>> start EXTRACTED INFORMATION

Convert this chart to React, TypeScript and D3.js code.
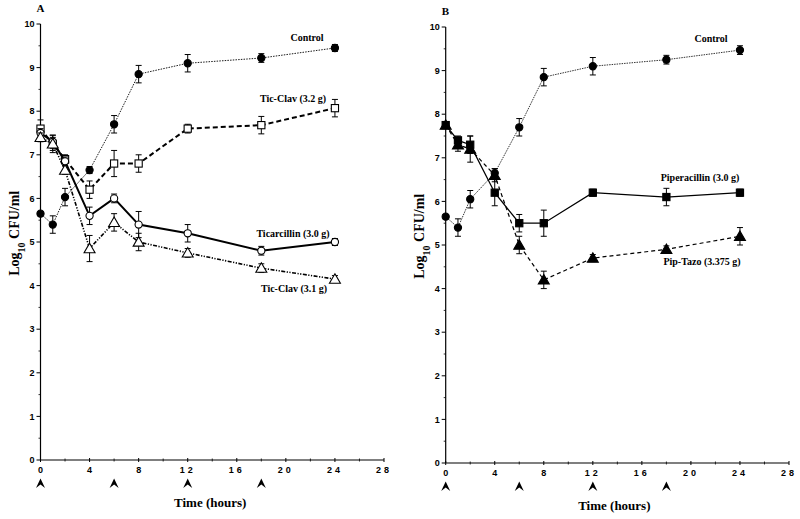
import React from "react";
import * as d3 from "d3";

const times = [0, 1, 2, 4, 6, 8, 12, 18, 24];
const doseTimes = [0, 6, 12, 18];
const xTicks = [0, 4, 8, 12, 16, 20, 24, 28];
const yTicks = [0, 1, 2, 3, 4, 5, 6, 7, 8, 9, 10];

// Panel A
const aControl = [5.65, 5.4, 6.03, 6.65, 7.7, 8.85, 9.1, 9.22, 9.45];
const aControlErr = [0.05, 0.2, 0.2, 0.08, 0.2, 0.2, 0.2, 0.1, 0.08];
const aTicClav32 = [7.6, 7.25, 6.9, 6.2, 6.8, 6.8, 7.6, 7.68, 8.07];
const aTicClav32Err = [0.2, 0.2, 0.1, 0.2, 0.3, 0.2, 0.1, 0.2, 0.2];
const aTicar = [7.5, 7.3, 6.85, 5.6, 6.0, 5.4, 5.2, 4.8, 5.0];
const aTicarErr = [0.1, 0.15, 0.1, 0.2, 0.1, 0.3, 0.2, 0.1, 0.08];
const aTicClav31 = [7.4, 7.25, 6.65, 4.85, 5.45, 5.0, 4.75, 4.4, 4.15];
const aTicClav31Err = [0.1, 0.15, 0.1, 0.3, 0.2, 0.2, 0.1, 0.1, 0.08];

// Panel B
const bControl = [5.65, 5.4, 6.05, 6.65, 7.7, 8.85, 9.1, 9.25, 9.47];
const bControlErr = [0.05, 0.2, 0.2, 0.1, 0.2, 0.2, 0.2, 0.1, 0.1];
const bPip = [7.75, 7.4, 7.3, 6.2, 5.5, 5.5, 6.2, 6.1, 6.2];
const bPipErr = [0.05, 0.1, 0.2, 0.3, 0.2, 0.3, 0.08, 0.2, 0.08];
const bPipTazo = [7.75, 7.3, 7.2, 6.6, 5.0, 4.2, 4.7, 4.9, 5.2];
const bPipTazoErr = [0.05, 0.15, 0.3, 0.15, 0.2, 0.2, 0.08, 0.08, 0.2];

type Series = {
  values: number[];
  errs: number[];
  marker: "circle" | "square" | "triangle";
  fill: string;
  dash: string;
  width: number;
  label: string;
  lx: number;
  ly: number;
};

type Panel = {
  letter: string;
  x0: number;
  x1: number;
  yTop: number;
  yBot: number;
  titleShift: number;
  series: Series[];
};

const panels: Panel[] = [
  {
    letter: "A",
    x0: 40.5,
    x1: 384,
    yTop: 24,
    yBot: 460,
    titleShift: -2,
    series: [
      { values: aControl, errs: aControlErr, marker: "circle", fill: "#000", dash: "1.5,1.2", width: 0.9, label: "Control", lx: 307, ly: 37 },
      { values: aTicClav32, errs: aTicClav32Err, marker: "square", fill: "#fff", dash: "5,3", width: 2, label: "Tic-Clav (3.2 g)", lx: 293, ly: 98 },
      { values: aTicar, errs: aTicarErr, marker: "circle", fill: "#fff", dash: "", width: 2, label: "Ticarcillin (3.0 g)", lx: 293, ly: 233 },
      { values: aTicClav31, errs: aTicClav31Err, marker: "triangle", fill: "#fff", dash: "4,1.5,1.2,1.5,1.2,1.5", width: 1.6, label: "Tic-Clav (3.1 g)", lx: 294, ly: 288 },
    ],
  },
  {
    letter: "B",
    x0: 445.7,
    x1: 789,
    yTop: 27,
    yBot: 463,
    titleShift: -3,
    series: [
      { values: bControl, errs: bControlErr, marker: "circle", fill: "#000", dash: "1.5,1", width: 0.8, label: "Control", lx: 711, ly: 38 },
      { values: bPip, errs: bPipErr, marker: "square", fill: "#000", dash: "", width: 1.3, label: "Piperacillin (3.0 g)", lx: 700, ly: 177 },
      { values: bPipTazo, errs: bPipTazoErr, marker: "triangle", fill: "#000", dash: "4,3", width: 1.2, label: "Pip-Tazo (3.375 g)", lx: 702, ly: 261 },
    ],
  },
];

const serif = "'Liberation Serif', 'Times New Roman', serif";
const sans = "'Liberation Sans', Arial, sans-serif";

function Marker({ type, x, y, fill }: { type: string; x: number; y: number; fill: string }) {
  if (type === "circle") return <circle cx={x} cy={y} r={3.6} fill={fill} stroke="#000" strokeWidth={1.1} />;
  if (type === "square") return <rect x={x - 3.6} y={y - 3.6} width={7.2} height={7.2} fill={fill} stroke="#000" strokeWidth={1.1} />;
  const sym = d3.symbol(d3.symbolTriangle, 52)();
  return <path d={sym || ""} transform={`translate(${x},${y + 1})`} fill={fill} stroke="#000" strokeWidth={1.1} />;
}

function PanelView({ p }: { p: Panel }) {
  const x = d3.scaleLinear().domain([0, 28]).range([p.x0, p.x1]);
  const y = d3.scaleLinear().domain([0, 10]).range([p.yBot, p.yTop]);
  const line = d3
    .line<number>()
    .x((_, i) => x(times[i]))
    .y((d) => y(d));
  const minorY = d3.range(0.5, 10, 1);
  const minorX = d3.range(2, 28, 4);
  const midX = (p.x0 + p.x1) / 2;
  return (
    <g>
      <text x={p.x0 - 4} y={p.yTop - 12} fontFamily={serif} fontWeight="bold" fontSize={11}>
        {p.letter}
      </text>
      <line x1={p.x0} x2={p.x0} y1={p.yTop} y2={p.yBot} stroke="#000" strokeWidth={1.2} />
      <line x1={p.x0} x2={p.x1} y1={p.yBot} y2={p.yBot} stroke="#000" strokeWidth={1.2} />
      {yTicks.map((t) => (
        <g key={"yt" + t}>
          <line x1={p.x0 - 4} x2={p.x0} y1={y(t)} y2={y(t)} stroke="#000" />
          <text x={p.x0 - 6} y={y(t)} dy="0.35em" textAnchor="end" fontFamily={sans} fontWeight="bold" fontSize={9}>
            {t}
          </text>
        </g>
      ))}
      {minorY.map((t) => (
        <line key={"ym" + t} x1={p.x0 - 2} x2={p.x0} y1={y(t)} y2={y(t)} stroke="#000" strokeWidth={0.8} />
      ))}
      {xTicks.map((t) => (
        <g key={"xt" + t}>
          <line x1={x(t)} x2={x(t)} y1={p.yBot - 2} y2={p.yBot + 2} stroke="#000" />
          <text x={x(t)} y={p.yBot + 13} textAnchor="middle" fontFamily={sans} fontWeight="bold" fontSize={9} letterSpacing={t >= 10 ? 3 : 0}>
            {t}
          </text>
        </g>
      ))}
      {minorX.map((t) => (
        <line key={"xm" + t} x1={x(t)} x2={x(t)} y1={p.yBot - 1.5} y2={p.yBot + 1.5} stroke="#000" strokeWidth={0.8} />
      ))}
      {doseTimes.map((t) => (
        <path key={"ar" + t} d="M-4.5,5 L0,-4.5 L4.5,5 L0,1.5 Z" transform={`translate(${x(t)},${p.yBot + 23})`} fill="#000" />
      ))}
      <text x={midX + p.titleShift} y={p.yBot + 47} textAnchor="middle" fontFamily={serif} fontWeight="bold" fontSize={13}>
        Time (hours)
      </text>
      <text transform={`translate(${p.x0 - 22},${y(5.2)}) rotate(-90)`} textAnchor="middle" fontFamily={serif} fontWeight="bold" fontSize={14}>
        Log
        <tspan fontSize={10} dy={6}>10</tspan>
        <tspan dy={-6}> CFU/ml</tspan>
      </text>
      {p.series.map((s, si) => (
        <g key={"s" + si}>
          <path d={line(s.values) || ""} fill="none" stroke="#000" strokeWidth={s.width} strokeDasharray={s.dash} />
          {s.values.map((v, i) => (
            <g key={"e" + i}>
              <line x1={x(times[i])} x2={x(times[i])} y1={y(v - s.errs[i])} y2={y(v + s.errs[i])} stroke="#000" strokeWidth={1} />
              <line x1={x(times[i]) - 3} x2={x(times[i]) + 3} y1={y(v - s.errs[i])} y2={y(v - s.errs[i])} stroke="#000" strokeWidth={1} />
              <line x1={x(times[i]) - 3} x2={x(times[i]) + 3} y1={y(v + s.errs[i])} y2={y(v + s.errs[i])} stroke="#000" strokeWidth={1} />
            </g>
          ))}
          {s.values.map((v, i) => (
            <Marker key={"m" + i} type={s.marker} x={x(times[i])} y={y(v)} fill={s.fill} />
          ))}
          <text x={s.lx} y={s.ly} dy="0.35em" textAnchor="middle" fontFamily={serif} fontWeight="bold" fontSize={10}>
            {s.label}
          </text>
        </g>
      ))}
    </g>
  );
}

export default function App() {
  return (
    <svg width={800} height={519} style={{ position: "absolute", left: 0, top: 0, background: "#fff" }}>
      <rect width={800} height={519} fill="#fff" />
      {panels.map((p) => (
        <PanelView key={p.letter} p={p} />
      ))}
    </svg>
  );
}
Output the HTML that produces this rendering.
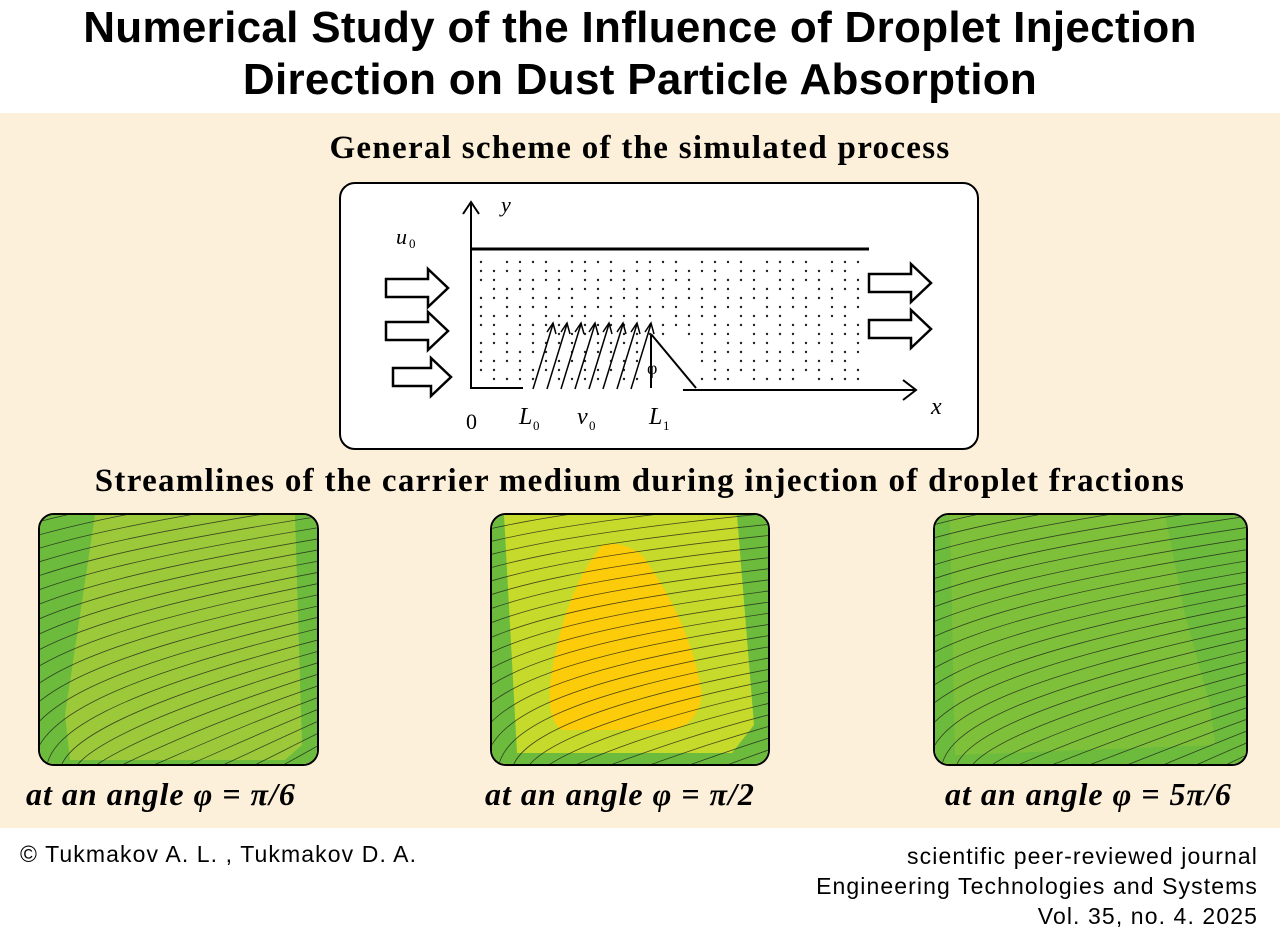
<!DOCTYPE html>
<html><head><meta charset="utf-8">
<style>
body{margin:0;width:1280px;height:951px;position:relative;background:#fff;font-family:"Liberation Sans",sans-serif;overflow:hidden}
.t{position:absolute;left:0;width:1280px;text-align:center}
#title{top:2px;font-size:44px;font-weight:bold;line-height:52px;color:#000;letter-spacing:0.3px}
#band{position:absolute;left:0;top:113px;width:1280px;height:715px;background:#fdf0da}
.h2{font-family:"Liberation Serif",serif;font-weight:bold;font-size:33px;letter-spacing:1.3px}
.cap{position:absolute;font-family:"Liberation Serif",serif;font-weight:bold;font-style:italic;font-size:32px;top:776px;letter-spacing:1px}
.panel{position:absolute;top:513px;height:253px;border:2px solid #000;border-radius:16px;overflow:hidden;box-sizing:border-box}
.ft{position:absolute;font-size:23px;color:#000;letter-spacing:1.1px}
</style></head><body>
<div id="title" class="t">Numerical Study of the Influence of Droplet Injection<br>Direction on Dust Particle Absorption</div>
<div id="band"></div>
<div class="t h2" style="top:130px">General scheme of the simulated process</div>
<div style="position:absolute;left:339px;top:182px;width:640px;height:268px;box-sizing:border-box;border:2px solid #000;border-radius:16px;background:#fff">
<svg width="636" height="264" id="scheme" style="position:absolute;left:0;top:0" font-family="Liberation Serif,serif">
<g stroke="#000" stroke-width="2" fill="none">
<line x1="130" y1="205" x2="130" y2="20"/><path d="M122 30 L130 18 L138 30"/>
<line x1="130" y1="65" x2="528" y2="65" stroke-width="3"/>
<line x1="130" y1="204" x2="182" y2="204"/>
<line x1="342" y1="206" x2="575" y2="206"/><path d="M562 196 L575 206 L562 216"/>
<path d="M310 150 L355 204 M310 150 L310 204"/>
</g>
<g fill="#fff" stroke="#000" stroke-width="2.5">
<path d="M45 95 h42 v-10 l20 19 l-20 19 v-10 h-42z"/>
<path d="M45 138 h42 v-10 l20 19 l-20 19 v-10 h-42z"/>
<path d="M52 184 h38 v-10 l20 19 l-20 19 v-10 h-38z"/>
<path d="M528 90 h42 v-10 l20 19 l-20 19 v-10 h-42z"/>
<path d="M528 136 h42 v-10 l20 19 l-20 19 v-10 h-42z"/>
</g>
<g id="dots" fill="#222"></g>
<g id="arrows" stroke="#000" stroke-width="1.5" fill="none"></g>
<text x="55" y="60" font-size="22" font-style="italic">u</text><text x="68" y="64" font-size="13">0</text>
<text x="160" y="28" font-size="22" font-style="italic">y</text>
<text x="125" y="245" font-size="22">0</text>
<text x="178" y="240" font-size="24" font-style="italic">L</text><text x="192" y="246" font-size="13">0</text>
<text x="236" y="240" font-size="24" font-style="italic">v</text><text x="248" y="246" font-size="13">0</text>
<text x="308" y="240" font-size="24" font-style="italic">L</text><text x="322" y="246" font-size="13">1</text>
<text x="590" y="230" font-size="24" font-style="italic">x</text>
<text x="306" y="190" font-size="18">φ</text>
</svg></div>
<div class="t h2" style="top:463px">Streamlines of the carrier medium during injection of droplet fractions</div>
<div class="panel" style="left:38px;width:281px"><svg id="p1" width="281" height="253"></svg></div>
<div class="panel" style="left:490px;width:280px"><svg id="p2" width="280" height="253"></svg></div>
<div class="panel" style="left:933px;width:315px"><svg id="p3" width="315" height="253"></svg></div>
<div class="cap" style="left:26px">at an angle φ = π/6</div>
<div class="cap" style="left:485px">at an angle φ = π/2</div>
<div class="cap" style="left:945px">at an angle φ = 5π/6</div>
<div class="ft" style="left:20px;top:841px">© Tukmakov A. L. , Tukmakov D. A.</div>
<div class="ft" style="right:22px;top:841px;text-align:right;line-height:30px">scientific peer-reviewed journal<br>Engineering Technologies and Systems<br>Vol. 35, no. 4. 2025</div>
<script>
var NS="http://www.w3.org/2000/svg";
function el(p,t,a){var e=document.createElementNS(NS,t);for(var k in a)e.setAttribute(k,a[k]);p.appendChild(e);return e;}
var d=document.getElementById('dots');
for(var x=140;x<520;x+=13){for(var y=78;y<198;y+=9){if(x>300&&x<350&&y>150)continue;if((x*7+y*3)%5==0)continue;el(d,'circle',{cx:x+(y%3),cy:y,r:1.2});}}
var a=document.getElementById('arrows');
for(var i=0;i<8;i++){var x0=192+i*14;el(a,'line',{x1:x0,y1:205,x2:x0+20,y2:140});el(a,'path',{d:'M'+(x0+14)+' 148 L'+(x0+20)+' 139 L'+(x0+23)+' 150'});}
function panel(id,W,H,bg,zones,rise){
 var s=document.getElementById(id);
 el(s,'rect',{x:0,y:0,width:W,height:H,fill:bg});
 zones.forEach(function(z){el(s,'path',{d:z[0],fill:z[1]});});
 for(var i=0;i<40;i++){
  var xs=-260+i*14, ye=-30+i*11;
  var p='M'+xs+' '+(H+5)+' C'+xs+' '+(ye+40)+' '+(xs+60)+' '+ye+' '+(W+20)+' '+(ye-rise);
  el(s,'path',{d:p,stroke:'#1a1a1a','stroke-width':0.8,fill:'none',opacity:0.75});
 }
}
panel('p1',281,253,'#6cbb3c',[['M55 0 L255 0 L262 230 L245 245 L30 245 L25 200 Z','#9cc93a']],60);
panel('p2',280,253,'#6cbb3c',[['M12 0 L245 0 L262 210 L240 238 L25 238 Z','#c5da2a'],['M110 30 Q130 25 150 40 Q200 110 210 180 Q205 210 180 215 L70 215 Q55 205 58 170 Q70 80 110 30 Z','#fccb0a']],40);
panel('p3',315,253,'#6cbb3c',[['M15 0 L230 0 L250 100 L275 190 L280 230 L20 240 Z','#7fc03b']],60);
</script>
</body></html>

>> end EXTRACTED INFORMATION

EXERCISE DIRECTIONS:
Pull every line containing the word "React" out of the material and copy it.

TASK RESPONSE:
Convert this chart to React, TypeScript and D3.js code.
import React from "react";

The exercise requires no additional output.